Lübnan'daki çatışmalar sonrasında güç Hizbullah'ın elinde toplandı. Nasrallah bu durumu diyalog başlatmak için kullanmalı
Hizbullah'ın bu hafta yaptığını bazıları bir darbe olarak kınarken, diğerleri de bir karşı ayaklanma olarak savundu. Bu tartışma kısa süre içinde son bulmayacak, fakat Lübnan'daki siyasi statükonun sadece birkaç günde radikal bir değişime uğradığına şüphe yok. Bu durumun ülkeyi nereye götüreceğini öngörmek için çok erken. Ancak, Lübnan'da gücün gerçekte nerede odaklandığına dair uzun süredir şüpheler söz konusuydu; şimdiyse en azından açık bir adres var: Hizbullah Genel Sekreteri Said Hasan Nasrallah. Nasrallah herhangi bir resmi görevden uzak durmaya devam edebilir, fakat olaylar beklenmedik bir biçimde gelişmezse Lübnan direnişinin lideri ulusal bazda şimdiye dek görülmemiş miktarda siyasi sorumluluk kazanmış durumda.

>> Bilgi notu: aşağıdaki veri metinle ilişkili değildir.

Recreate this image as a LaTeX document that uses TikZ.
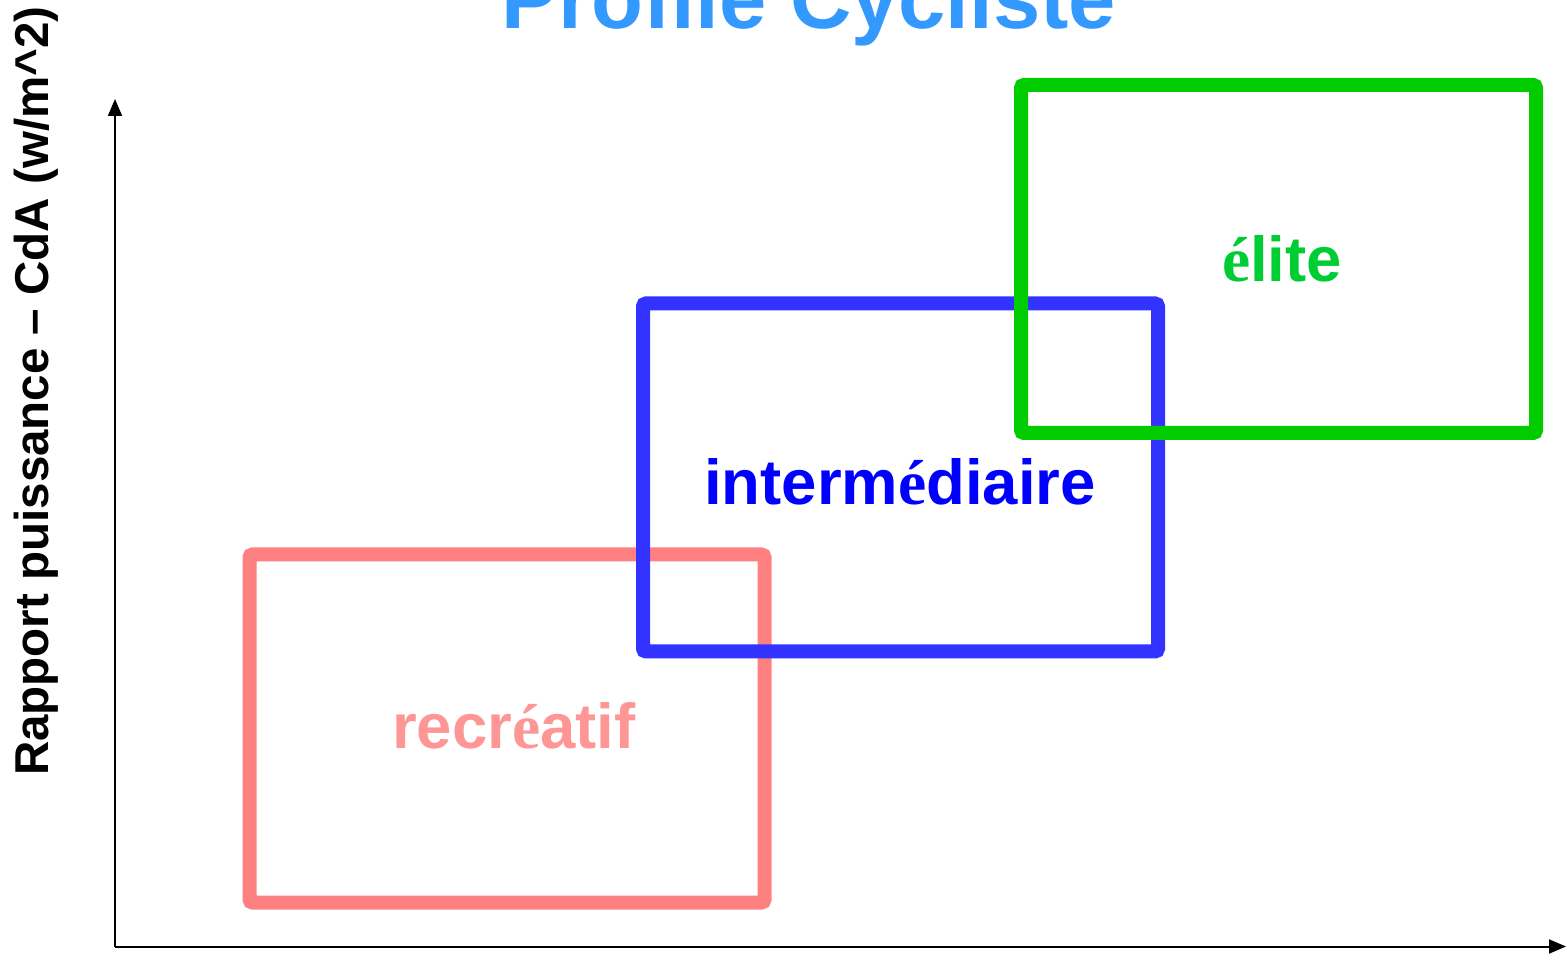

Hizbullah'ın geçmişte üstünlük kurduğu durumlara dair sicili iyiye işaret: Direniş hareketi 2000'de İsrail'i güney Lübnan'daki işgal güçlerini çekmeye zorladıktan sonra, düşmanla işbirliği yapanlara karşı çoğu yerleşik ordunun genellikle yaptığına göre çok daha yumuşak davrandı. Ancak Nasrallah kendisini bu kez çok daha hoşgörülü bir gündemden sorumlu hale getirdi.
Slogan atmaya zaman yok
Çoğunlukla Lübnan'ı 2005'ten bu yana felç etmiş siyasi didişmelerden dolayı, acil meseleler beklemedeydi. Eğer Nasrallah'ın bu haftaki hesaplı adımı kısasa kısas bir tırmandırmadan ziyade bu didişmeleri sonlandırmaya yönelikse, bazı ikilemleri çözmek şimdi onun görevi. Ekonomi akıntıya kapılmış halde, ulusal savunma stratejisinin 1990'larda gayet iyi işleyen belirsizliği sorun kaynağına dönüştü, mevcut seçim yasası ölümcül derecede sorunlu ve hem siyasi, hem de mezhepsel sınırlara derin bir güvensizlik damgasını vuruyor.
Dahası, bu hafta yaşananların sonuçlarına bağlı olarak, Lübnanlılar kendilerini tıpkı Filistinlilerin Ocak 2006'da Hamas'ı seçmelerinden sonra maruz kaldığı gibi bir kuşatma altında bulabilir. Hepsinin ötesinde, yararsız bir 'boş slogan değiş-tokuşu' yerine gerçek bir diyaloğa girmeye yönelik bir ihtiyaç söz konusu.
Darbeci değil devrimci diye anılabilir
Nasrallah'ın şimdiki görevi, bunlara ve diğer meydan okumalara yanıt verilmesini sağlayacak türden kapsayıcı bir ortam yaratmak. O ve partisinden bütün çözümleri bulmaları beklenemez. Ancak diğer aktörleri -sadece en yakın müttefiklerini değil- sürece dahil edemezlerse, Nasrallah bir diktatör olarak görülme tehlikesiyle karşı karşıya kalır.
Hizbullah ve ortakları, 14 Mart Güçleri Koalisyonu'ndaki muadillerinin gerçek ortaklıkla ilgilenmediğini, sadece şartları dikte ettiğini sık sık öne sürerdi. Şimdi Nasrallah, kendi tarafının aynı beklentileri hayata geçirmeye hazır, istekli ve ehil olduğunu kanıtlamalı; ve sürat hayati önemde: 15 yıllık iç savaştan, 15 yıllık sulandırılmış egemenlikten ve üç yıllık cehennemden sonra, Lübnanlılar nihayet kendi yetenekleri ve enerjileriyle orantılı bir siyaset düzeyini hak ediyor. Bunu sağlayan adam Nasrallah olursa, tarih attığı adımları bir darbe değil, bir devrim (ama gecikmiş bir devrim) olarak kayda geçirecektir.